TASK STATEMENT. Take the material below and retype it in full; pictures are left out.
***** AVAILABLE RECORDS *****
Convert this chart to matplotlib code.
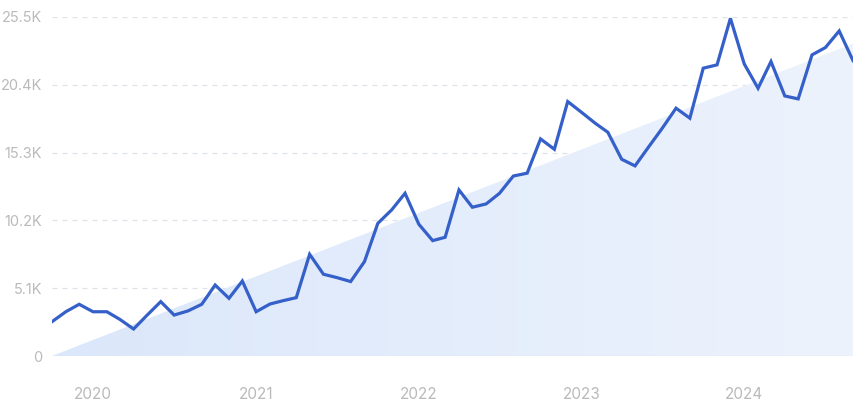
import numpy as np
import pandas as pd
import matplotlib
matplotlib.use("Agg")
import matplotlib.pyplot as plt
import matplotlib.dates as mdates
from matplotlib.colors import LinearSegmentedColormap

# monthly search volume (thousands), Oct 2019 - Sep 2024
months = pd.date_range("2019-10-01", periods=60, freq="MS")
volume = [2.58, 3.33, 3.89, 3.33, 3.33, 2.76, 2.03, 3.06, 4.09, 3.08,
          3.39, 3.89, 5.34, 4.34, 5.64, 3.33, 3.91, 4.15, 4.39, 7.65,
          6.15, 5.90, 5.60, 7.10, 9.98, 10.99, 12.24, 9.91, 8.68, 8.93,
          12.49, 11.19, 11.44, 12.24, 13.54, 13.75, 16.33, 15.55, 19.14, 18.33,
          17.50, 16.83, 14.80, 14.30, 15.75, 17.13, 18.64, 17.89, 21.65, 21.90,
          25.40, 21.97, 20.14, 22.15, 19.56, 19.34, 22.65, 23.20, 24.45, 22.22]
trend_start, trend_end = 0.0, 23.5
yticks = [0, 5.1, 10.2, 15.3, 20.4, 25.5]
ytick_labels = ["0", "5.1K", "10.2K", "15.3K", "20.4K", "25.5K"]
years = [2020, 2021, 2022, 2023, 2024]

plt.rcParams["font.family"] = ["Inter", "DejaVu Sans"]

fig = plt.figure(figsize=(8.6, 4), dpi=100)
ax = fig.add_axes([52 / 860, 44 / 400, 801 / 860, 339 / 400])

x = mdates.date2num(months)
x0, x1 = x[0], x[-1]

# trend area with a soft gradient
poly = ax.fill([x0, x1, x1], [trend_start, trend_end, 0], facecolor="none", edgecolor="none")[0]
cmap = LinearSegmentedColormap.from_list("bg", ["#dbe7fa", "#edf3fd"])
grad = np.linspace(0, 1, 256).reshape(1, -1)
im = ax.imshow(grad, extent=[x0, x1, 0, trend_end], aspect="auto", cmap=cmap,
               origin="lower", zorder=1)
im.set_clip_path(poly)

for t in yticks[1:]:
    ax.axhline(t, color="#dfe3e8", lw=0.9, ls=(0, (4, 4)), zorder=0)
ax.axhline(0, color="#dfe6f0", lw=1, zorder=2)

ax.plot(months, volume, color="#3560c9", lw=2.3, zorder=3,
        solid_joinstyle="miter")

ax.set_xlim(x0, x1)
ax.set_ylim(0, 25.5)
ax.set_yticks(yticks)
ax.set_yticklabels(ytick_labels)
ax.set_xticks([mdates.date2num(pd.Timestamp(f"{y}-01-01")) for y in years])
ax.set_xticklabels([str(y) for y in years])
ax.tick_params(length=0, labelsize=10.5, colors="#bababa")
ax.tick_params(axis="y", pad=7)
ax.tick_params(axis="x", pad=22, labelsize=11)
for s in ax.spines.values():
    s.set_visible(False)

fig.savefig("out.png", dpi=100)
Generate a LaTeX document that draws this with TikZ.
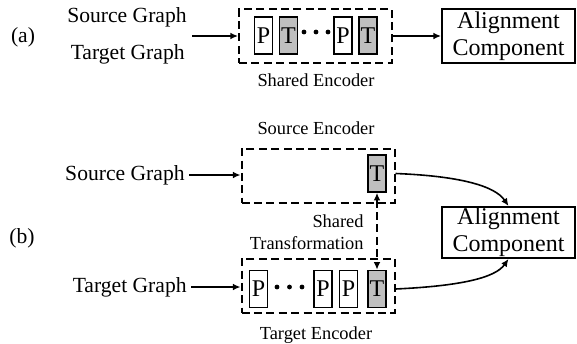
*****
EXPECTED OUTPUT.
Convert this chart to matplotlib code.
import numpy as np
import pandas as pd
import matplotlib
matplotlib.use("Agg")
import matplotlib.pyplot as plt
import matplotlib.dates as mdates
from matplotlib.colors import LinearSegmentedColormap

# monthly search volume (thousands), Oct 2019 - Sep 2024
months = pd.date_range("2019-10-01", periods=60, freq="MS")
volume = [2.58, 3.33, 3.89, 3.33, 3.33, 2.76, 2.03, 3.06, 4.09, 3.08,
          3.39, 3.89, 5.34, 4.34, 5.64, 3.33, 3.91, 4.15, 4.39, 7.65,
          6.15, 5.90, 5.60, 7.10, 9.98, 10.99, 12.24, 9.91, 8.68, 8.93,
          12.49, 11.19, 11.44, 12.24, 13.54, 13.75, 16.33, 15.55, 19.14, 18.33,
          17.50, 16.83, 14.80, 14.30, 15.75, 17.13, 18.64, 17.89, 21.65, 21.90,
          25.40, 21.97, 20.14, 22.15, 19.56, 19.34, 22.65, 23.20, 24.45, 22.22]
trend_start, trend_end = 0.0, 23.5
yticks = [0, 5.1, 10.2, 15.3, 20.4, 25.5]
ytick_labels = ["0", "5.1K", "10.2K", "15.3K", "20.4K", "25.5K"]
years = [2020, 2021, 2022, 2023, 2024]

plt.rcParams["font.family"] = ["Inter", "DejaVu Sans"]

fig = plt.figure(figsize=(8.6, 4), dpi=100)
ax = fig.add_axes([52 / 860, 44 / 400, 801 / 860, 339 / 400])

x = mdates.date2num(months)
x0, x1 = x[0], x[-1]

# trend area with a soft gradient
poly = ax.fill([x0, x1, x1], [trend_start, trend_end, 0], facecolor="none", edgecolor="none")[0]
cmap = LinearSegmentedColormap.from_list("bg", ["#dbe7fa", "#edf3fd"])
grad = np.linspace(0, 1, 256).reshape(1, -1)
im = ax.imshow(grad, extent=[x0, x1, 0, trend_end], aspect="auto", cmap=cmap,
               origin="lower", zorder=1)
im.set_clip_path(poly)

for t in yticks[1:]:
    ax.axhline(t, color="#dfe3e8", lw=0.9, ls=(0, (4, 4)), zorder=0)
ax.axhline(0, color="#dfe6f0", lw=1, zorder=2)

ax.plot(months, volume, color="#3560c9", lw=2.3, zorder=3,
        solid_joinstyle="miter")

ax.set_xlim(x0, x1)
ax.set_ylim(0, 25.5)
ax.set_yticks(yticks)
ax.set_yticklabels(ytick_labels)
ax.set_xticks([mdates.date2num(pd.Timestamp(f"{y}-01-01")) for y in years])
ax.set_xticklabels([str(y) for y in years])
ax.tick_params(length=0, labelsize=10.5, colors="#bababa")
ax.tick_params(axis="y", pad=7)
ax.tick_params(axis="x", pad=22, labelsize=11)
for s in ax.spines.values():
    s.set_visible(False)

fig.savefig("out.png", dpi=100)
Generate a LaTeX document that draws this with TikZ.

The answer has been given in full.